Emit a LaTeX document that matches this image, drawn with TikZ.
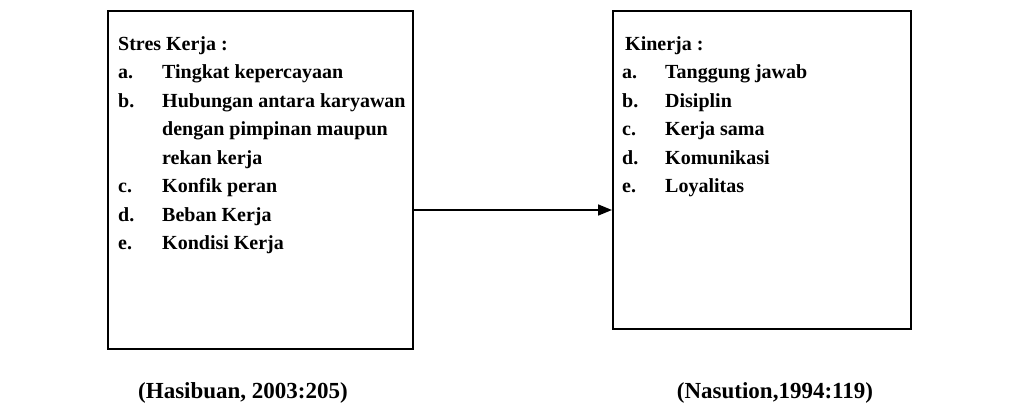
\documentclass[tikz,border=0pt]{standalone}
\usepackage{fontspec}
\setmainfont{Liberation Serif}
\usetikzlibrary{arrows.meta}
\begin{document}
\begin{tikzpicture}[x=1pt,y=-1pt,
  box/.style={draw,line width=1.8pt,anchor=north west,inner sep=0pt},
  txt/.style={anchor=base west,inner sep=0pt,font=\fontsize{20pt}{24pt}\selectfont\bfseries},
  captxt/.style={anchor=base,inner sep=0pt,font=\fontsize{23pt}{26pt}\selectfont\bfseries},
  arr/.style={line width=1.6pt,-{Triangle[length=14pt,width=11pt]}}]
\useasboundingbox (0,0) rectangle (1023,415);
\node[box,minimum width=305pt,minimum height=338pt] (L) at (107,10) {};
\node[box,minimum width=298pt,minimum height=318pt] (R) at (612,10) {};
% left text
\node[txt] (l0) at (118,50) {Stres Kerja :};
\node[txt] (l1a) at (118,78.5) {a.};
\node[txt] (l1) at (162,78.5) {Tingkat kepercayaan};
\node[txt] (l2a) at (118,107) {b.};
\node[txt] (l2) at (162,107) {Hubungan antara karyawan};
\node[txt] (l3) at (162,135.5) {dengan pimpinan maupun};
\node[txt] (l4) at (162,164) {rekan kerja};
\node[txt] (l5a) at (118,192.5) {c.};
\node[txt] (l5) at (162,192.5) {Konfik peran};
\node[txt] (l6a) at (118,221) {d.};
\node[txt] (l6) at (162,221) {Beban Kerja};
\node[txt] (l7a) at (118,249.5) {e.};
\node[txt] (l7) at (162,249.5) {Kondisi Kerja};
% right text
\node[txt] (r0) at (625,50) {Kinerja :};
\node[txt] (r1a) at (622,78.5) {a.};
\node[txt] (r1) at (665,78.5) {Tanggung jawab};
\node[txt] (r2a) at (622,107) {b.};
\node[txt] (r2) at (665,107) {Disiplin};
\node[txt] (r3a) at (622,135.5) {c.};
\node[txt] (r3) at (665,135.5) {Kerja sama};
\node[txt] (r4a) at (622,164) {d.};
\node[txt] (r4) at (665,164) {Komunikasi};
\node[txt] (r5a) at (622,192.5) {e.};
\node[txt] (r5) at (665,192.5) {Loyalitas};
% captions
\node[captxt] (c1) at (243,398) {(Hasibuan, 2003:205)};
\node[captxt] (c2) at (775,398) {(Nasution,1994:119)};
% arrow
\coordinate (ay) at (0,210);
\draw[arr] (L.east |- ay) -- (R.west |- ay);
\end{tikzpicture}
\end{document}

################

Pictures excluded, quote all the data above exactly.

Emit a LaTeX document that matches this image, drawn with TikZ.
\documentclass[tikz,border=0pt]{standalone}
\usepackage{fontspec}
\setmainfont{Liberation Serif}
\usetikzlibrary{arrows.meta}
\begin{document}
\begin{tikzpicture}[x=1pt,y=-1pt,
  box/.style={draw,line width=1.8pt,anchor=north west,inner sep=0pt},
  txt/.style={anchor=base west,inner sep=0pt,font=\fontsize{20pt}{24pt}\selectfont\bfseries},
  captxt/.style={anchor=base,inner sep=0pt,font=\fontsize{23pt}{26pt}\selectfont\bfseries},
  arr/.style={line width=1.6pt,-{Triangle[length=14pt,width=11pt]}}]
\useasboundingbox (0,0) rectangle (1023,415);
\node[box,minimum width=305pt,minimum height=338pt] (L) at (107,10) {};
\node[box,minimum width=298pt,minimum height=318pt] (R) at (612,10) {};
% left text
\node[txt] (l0) at (118,50) {Stres Kerja :};
\node[txt] (l1a) at (118,78.5) {a.};
\node[txt] (l1) at (162,78.5) {Tingkat kepercayaan};
\node[txt] (l2a) at (118,107) {b.};
\node[txt] (l2) at (162,107) {Hubungan antara karyawan};
\node[txt] (l3) at (162,135.5) {dengan pimpinan maupun};
\node[txt] (l4) at (162,164) {rekan kerja};
\node[txt] (l5a) at (118,192.5) {c.};
\node[txt] (l5) at (162,192.5) {Konfik peran};
\node[txt] (l6a) at (118,221) {d.};
\node[txt] (l6) at (162,221) {Beban Kerja};
\node[txt] (l7a) at (118,249.5) {e.};
\node[txt] (l7) at (162,249.5) {Kondisi Kerja};
% right text
\node[txt] (r0) at (625,50) {Kinerja :};
\node[txt] (r1a) at (622,78.5) {a.};
\node[txt] (r1) at (665,78.5) {Tanggung jawab};
\node[txt] (r2a) at (622,107) {b.};
\node[txt] (r2) at (665,107) {Disiplin};
\node[txt] (r3a) at (622,135.5) {c.};
\node[txt] (r3) at (665,135.5) {Kerja sama};
\node[txt] (r4a) at (622,164) {d.};
\node[txt] (r4) at (665,164) {Komunikasi};
\node[txt] (r5a) at (622,192.5) {e.};
\node[txt] (r5) at (665,192.5) {Loyalitas};
% captions
\node[captxt] (c1) at (243,398) {(Hasibuan, 2003:205)};
\node[captxt] (c2) at (775,398) {(Nasution,1994:119)};
% arrow
\coordinate (ay) at (0,210);
\draw[arr] (L.east |- ay) -- (R.west |- ay);
\end{tikzpicture}
\end{document}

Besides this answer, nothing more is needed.